--- BEGIN ---
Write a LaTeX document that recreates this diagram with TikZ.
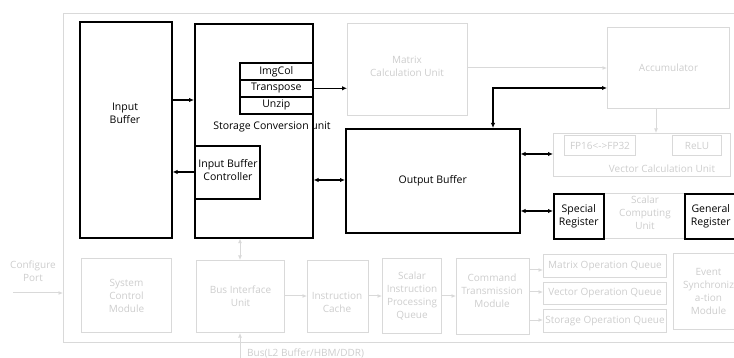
--- END ---
--- BEGIN ---
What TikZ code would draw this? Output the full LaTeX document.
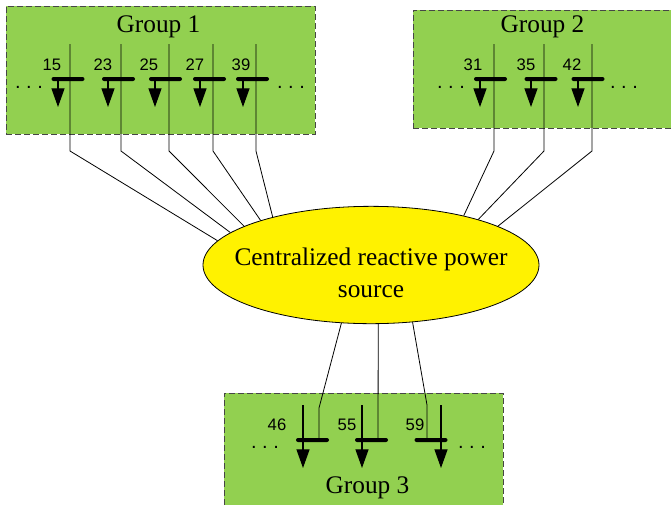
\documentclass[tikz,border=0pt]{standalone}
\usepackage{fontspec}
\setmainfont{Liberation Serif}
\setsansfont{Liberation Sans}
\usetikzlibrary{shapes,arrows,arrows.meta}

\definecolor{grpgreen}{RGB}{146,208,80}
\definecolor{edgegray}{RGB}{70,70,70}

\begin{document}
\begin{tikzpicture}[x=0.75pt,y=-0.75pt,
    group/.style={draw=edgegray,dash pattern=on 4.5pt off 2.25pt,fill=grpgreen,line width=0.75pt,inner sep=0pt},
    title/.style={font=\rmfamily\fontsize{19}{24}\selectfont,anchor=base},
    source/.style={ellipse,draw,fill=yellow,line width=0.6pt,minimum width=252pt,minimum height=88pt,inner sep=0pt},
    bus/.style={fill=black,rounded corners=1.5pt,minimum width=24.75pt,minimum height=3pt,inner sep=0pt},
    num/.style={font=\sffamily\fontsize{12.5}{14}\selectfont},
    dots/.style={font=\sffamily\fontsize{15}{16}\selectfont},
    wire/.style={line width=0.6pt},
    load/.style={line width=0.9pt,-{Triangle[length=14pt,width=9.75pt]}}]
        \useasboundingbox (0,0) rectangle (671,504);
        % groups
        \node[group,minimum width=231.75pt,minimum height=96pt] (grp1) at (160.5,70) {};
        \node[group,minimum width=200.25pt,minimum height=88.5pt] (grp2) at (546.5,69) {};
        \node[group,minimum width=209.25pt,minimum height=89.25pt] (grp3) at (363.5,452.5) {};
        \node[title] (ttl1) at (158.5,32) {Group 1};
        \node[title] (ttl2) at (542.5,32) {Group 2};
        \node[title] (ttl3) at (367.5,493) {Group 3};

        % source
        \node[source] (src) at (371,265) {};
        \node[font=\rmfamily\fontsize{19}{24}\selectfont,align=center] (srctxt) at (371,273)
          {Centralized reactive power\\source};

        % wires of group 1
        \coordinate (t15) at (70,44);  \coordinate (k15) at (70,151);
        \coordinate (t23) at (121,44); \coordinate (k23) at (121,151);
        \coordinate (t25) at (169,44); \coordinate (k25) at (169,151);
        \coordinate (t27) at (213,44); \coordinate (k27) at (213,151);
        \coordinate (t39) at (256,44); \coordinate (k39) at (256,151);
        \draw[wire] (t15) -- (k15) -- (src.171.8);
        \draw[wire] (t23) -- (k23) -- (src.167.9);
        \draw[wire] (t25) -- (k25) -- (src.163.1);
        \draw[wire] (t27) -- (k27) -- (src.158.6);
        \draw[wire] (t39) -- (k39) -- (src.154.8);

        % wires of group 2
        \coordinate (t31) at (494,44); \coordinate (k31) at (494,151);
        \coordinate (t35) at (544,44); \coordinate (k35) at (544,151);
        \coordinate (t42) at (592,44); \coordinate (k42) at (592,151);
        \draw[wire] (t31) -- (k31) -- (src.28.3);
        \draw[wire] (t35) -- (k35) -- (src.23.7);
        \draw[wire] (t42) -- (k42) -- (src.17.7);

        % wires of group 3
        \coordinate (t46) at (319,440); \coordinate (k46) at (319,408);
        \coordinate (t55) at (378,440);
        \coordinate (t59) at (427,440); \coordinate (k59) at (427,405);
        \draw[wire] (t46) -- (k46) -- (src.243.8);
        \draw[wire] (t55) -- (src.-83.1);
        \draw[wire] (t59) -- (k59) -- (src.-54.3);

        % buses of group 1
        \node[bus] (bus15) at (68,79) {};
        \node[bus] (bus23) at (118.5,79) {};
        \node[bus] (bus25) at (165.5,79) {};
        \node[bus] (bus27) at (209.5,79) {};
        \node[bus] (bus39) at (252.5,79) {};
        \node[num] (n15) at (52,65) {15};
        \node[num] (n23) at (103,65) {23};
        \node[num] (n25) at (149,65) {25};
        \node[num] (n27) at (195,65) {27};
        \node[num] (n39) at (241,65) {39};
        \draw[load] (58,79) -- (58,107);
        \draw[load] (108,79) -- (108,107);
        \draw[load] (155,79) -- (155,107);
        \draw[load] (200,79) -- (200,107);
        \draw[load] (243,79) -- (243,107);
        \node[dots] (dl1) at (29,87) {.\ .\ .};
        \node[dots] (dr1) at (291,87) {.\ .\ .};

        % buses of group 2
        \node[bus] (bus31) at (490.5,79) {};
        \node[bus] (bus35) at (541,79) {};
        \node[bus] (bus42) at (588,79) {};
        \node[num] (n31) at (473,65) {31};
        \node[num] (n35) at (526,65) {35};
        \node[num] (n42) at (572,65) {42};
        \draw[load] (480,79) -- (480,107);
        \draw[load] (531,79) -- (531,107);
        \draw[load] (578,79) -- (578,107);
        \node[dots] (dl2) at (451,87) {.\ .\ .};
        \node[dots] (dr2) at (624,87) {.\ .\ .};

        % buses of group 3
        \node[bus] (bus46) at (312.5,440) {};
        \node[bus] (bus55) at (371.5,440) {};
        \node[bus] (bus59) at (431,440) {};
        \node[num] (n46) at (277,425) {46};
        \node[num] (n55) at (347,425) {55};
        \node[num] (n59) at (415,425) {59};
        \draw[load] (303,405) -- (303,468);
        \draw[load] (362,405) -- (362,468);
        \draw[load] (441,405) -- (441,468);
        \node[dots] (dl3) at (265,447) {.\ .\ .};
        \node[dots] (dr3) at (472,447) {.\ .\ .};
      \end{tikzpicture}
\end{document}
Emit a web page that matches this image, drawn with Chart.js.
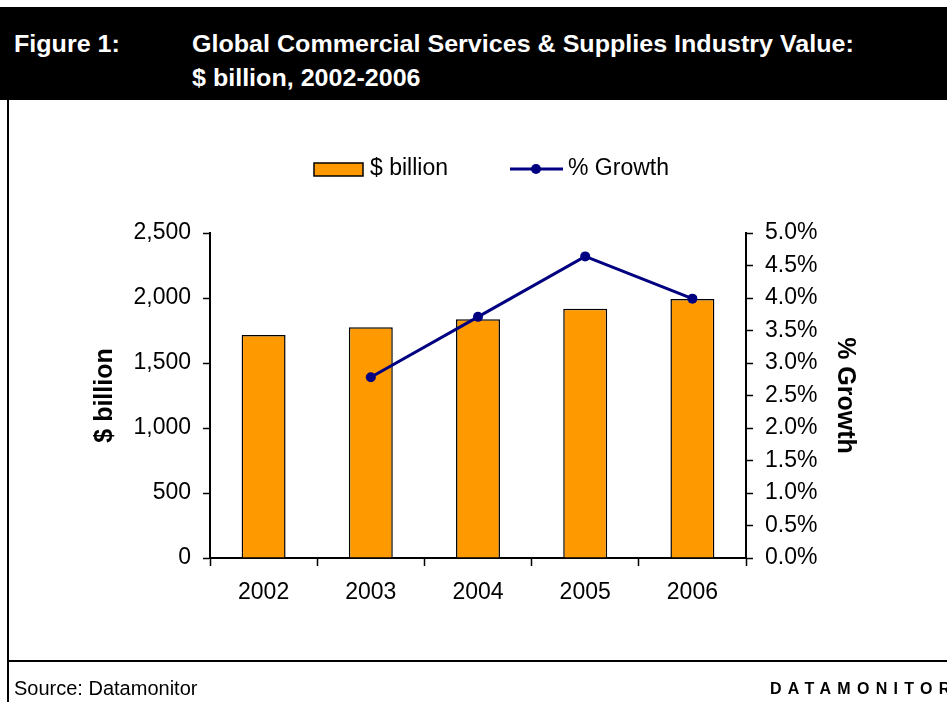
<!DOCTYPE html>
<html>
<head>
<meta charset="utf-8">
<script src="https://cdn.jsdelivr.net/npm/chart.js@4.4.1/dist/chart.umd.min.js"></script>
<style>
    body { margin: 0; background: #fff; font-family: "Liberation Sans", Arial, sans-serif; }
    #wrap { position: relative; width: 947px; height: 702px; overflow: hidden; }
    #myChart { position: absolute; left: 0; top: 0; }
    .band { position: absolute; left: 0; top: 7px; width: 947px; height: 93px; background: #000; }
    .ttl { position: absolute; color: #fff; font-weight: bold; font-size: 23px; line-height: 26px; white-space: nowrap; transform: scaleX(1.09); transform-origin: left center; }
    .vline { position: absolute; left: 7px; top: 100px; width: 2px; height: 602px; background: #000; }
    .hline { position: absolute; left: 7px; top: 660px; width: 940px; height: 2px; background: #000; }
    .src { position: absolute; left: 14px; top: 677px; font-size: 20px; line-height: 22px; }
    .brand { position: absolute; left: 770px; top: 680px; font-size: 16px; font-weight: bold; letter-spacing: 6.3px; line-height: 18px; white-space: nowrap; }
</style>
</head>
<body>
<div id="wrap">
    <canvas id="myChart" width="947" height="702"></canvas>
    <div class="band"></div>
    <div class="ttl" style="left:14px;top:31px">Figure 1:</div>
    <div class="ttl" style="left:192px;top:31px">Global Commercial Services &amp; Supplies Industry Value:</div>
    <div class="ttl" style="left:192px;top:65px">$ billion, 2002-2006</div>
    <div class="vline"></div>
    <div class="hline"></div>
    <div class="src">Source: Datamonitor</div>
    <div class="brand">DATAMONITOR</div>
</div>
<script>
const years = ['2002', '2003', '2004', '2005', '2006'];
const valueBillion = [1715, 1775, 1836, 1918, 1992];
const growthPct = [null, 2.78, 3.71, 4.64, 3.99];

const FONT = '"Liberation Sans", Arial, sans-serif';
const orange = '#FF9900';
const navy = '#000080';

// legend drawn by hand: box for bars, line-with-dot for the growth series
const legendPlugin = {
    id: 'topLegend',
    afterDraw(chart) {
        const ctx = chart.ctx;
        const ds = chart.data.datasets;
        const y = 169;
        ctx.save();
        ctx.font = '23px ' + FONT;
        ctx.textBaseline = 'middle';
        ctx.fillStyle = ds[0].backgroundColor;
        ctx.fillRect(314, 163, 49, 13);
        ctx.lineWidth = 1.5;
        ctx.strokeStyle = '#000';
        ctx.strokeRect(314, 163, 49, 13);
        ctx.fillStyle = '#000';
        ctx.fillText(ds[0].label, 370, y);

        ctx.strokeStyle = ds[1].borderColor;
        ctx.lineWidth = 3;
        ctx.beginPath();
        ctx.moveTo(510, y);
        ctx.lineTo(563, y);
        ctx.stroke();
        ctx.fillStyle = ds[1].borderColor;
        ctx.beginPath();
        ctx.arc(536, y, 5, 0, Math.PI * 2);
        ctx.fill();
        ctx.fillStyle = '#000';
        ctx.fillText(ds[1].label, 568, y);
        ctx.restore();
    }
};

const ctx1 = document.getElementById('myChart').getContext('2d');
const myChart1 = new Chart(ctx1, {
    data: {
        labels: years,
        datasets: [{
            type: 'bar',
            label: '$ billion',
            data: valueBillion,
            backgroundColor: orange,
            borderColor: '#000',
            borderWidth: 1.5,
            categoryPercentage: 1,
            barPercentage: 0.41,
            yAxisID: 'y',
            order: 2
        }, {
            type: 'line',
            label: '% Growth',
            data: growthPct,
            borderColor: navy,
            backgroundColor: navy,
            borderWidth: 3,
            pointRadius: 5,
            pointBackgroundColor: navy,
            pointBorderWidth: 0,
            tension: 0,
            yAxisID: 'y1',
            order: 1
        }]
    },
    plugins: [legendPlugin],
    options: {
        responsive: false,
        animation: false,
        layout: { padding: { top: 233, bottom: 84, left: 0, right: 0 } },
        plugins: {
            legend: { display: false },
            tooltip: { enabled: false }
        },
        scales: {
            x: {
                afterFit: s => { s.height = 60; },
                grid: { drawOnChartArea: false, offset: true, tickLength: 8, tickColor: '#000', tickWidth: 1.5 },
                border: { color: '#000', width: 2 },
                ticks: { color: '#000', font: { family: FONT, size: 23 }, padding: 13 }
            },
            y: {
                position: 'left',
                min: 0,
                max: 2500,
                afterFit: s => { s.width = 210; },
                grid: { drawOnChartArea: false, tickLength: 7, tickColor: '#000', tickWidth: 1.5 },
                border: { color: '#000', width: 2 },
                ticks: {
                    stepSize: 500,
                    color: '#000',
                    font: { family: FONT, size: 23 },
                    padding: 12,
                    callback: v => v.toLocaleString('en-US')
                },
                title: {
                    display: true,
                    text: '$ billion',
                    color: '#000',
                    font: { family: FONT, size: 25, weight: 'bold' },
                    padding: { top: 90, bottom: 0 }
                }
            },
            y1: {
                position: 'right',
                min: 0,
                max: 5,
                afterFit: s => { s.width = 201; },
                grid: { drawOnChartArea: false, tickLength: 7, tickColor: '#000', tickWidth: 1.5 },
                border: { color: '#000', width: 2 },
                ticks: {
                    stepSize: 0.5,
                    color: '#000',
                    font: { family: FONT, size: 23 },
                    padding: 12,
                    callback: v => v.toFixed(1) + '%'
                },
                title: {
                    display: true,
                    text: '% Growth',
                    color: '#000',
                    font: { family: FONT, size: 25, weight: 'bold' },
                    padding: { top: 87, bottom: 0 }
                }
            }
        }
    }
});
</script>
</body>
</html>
--- END ---
◆ Task directions
Only the lines from "What TikZ code" through "(ttl3) at (367.5,493)" should appear in your output, copied exactly with both end lines, and with no pictures.

◆ Answer to this exercise
What TikZ code would draw this? Output the full LaTeX document.
\documentclass[tikz,border=0pt]{standalone}
\usepackage{fontspec}
\setmainfont{Liberation Serif}
\setsansfont{Liberation Sans}
\usetikzlibrary{shapes,arrows,arrows.meta}

\definecolor{grpgreen}{RGB}{146,208,80}
\definecolor{edgegray}{RGB}{70,70,70}

\begin{document}
\begin{tikzpicture}[x=0.75pt,y=-0.75pt,
    group/.style={draw=edgegray,dash pattern=on 4.5pt off 2.25pt,fill=grpgreen,line width=0.75pt,inner sep=0pt},
    title/.style={font=\rmfamily\fontsize{19}{24}\selectfont,anchor=base},
    source/.style={ellipse,draw,fill=yellow,line width=0.6pt,minimum width=252pt,minimum height=88pt,inner sep=0pt},
    bus/.style={fill=black,rounded corners=1.5pt,minimum width=24.75pt,minimum height=3pt,inner sep=0pt},
    num/.style={font=\sffamily\fontsize{12.5}{14}\selectfont},
    dots/.style={font=\sffamily\fontsize{15}{16}\selectfont},
    wire/.style={line width=0.6pt},
    load/.style={line width=0.9pt,-{Triangle[length=14pt,width=9.75pt]}}]
        \useasboundingbox (0,0) rectangle (671,504);
        % groups
        \node[group,minimum width=231.75pt,minimum height=96pt] (grp1) at (160.5,70) {};
        \node[group,minimum width=200.25pt,minimum height=88.5pt] (grp2) at (546.5,69) {};
        \node[group,minimum width=209.25pt,minimum height=89.25pt] (grp3) at (363.5,452.5) {};
        \node[title] (ttl1) at (158.5,32) {Group 1};
        \node[title] (ttl2) at (542.5,32) {Group 2};
        \node[title] (ttl3) at (367.5,493) {Group 3};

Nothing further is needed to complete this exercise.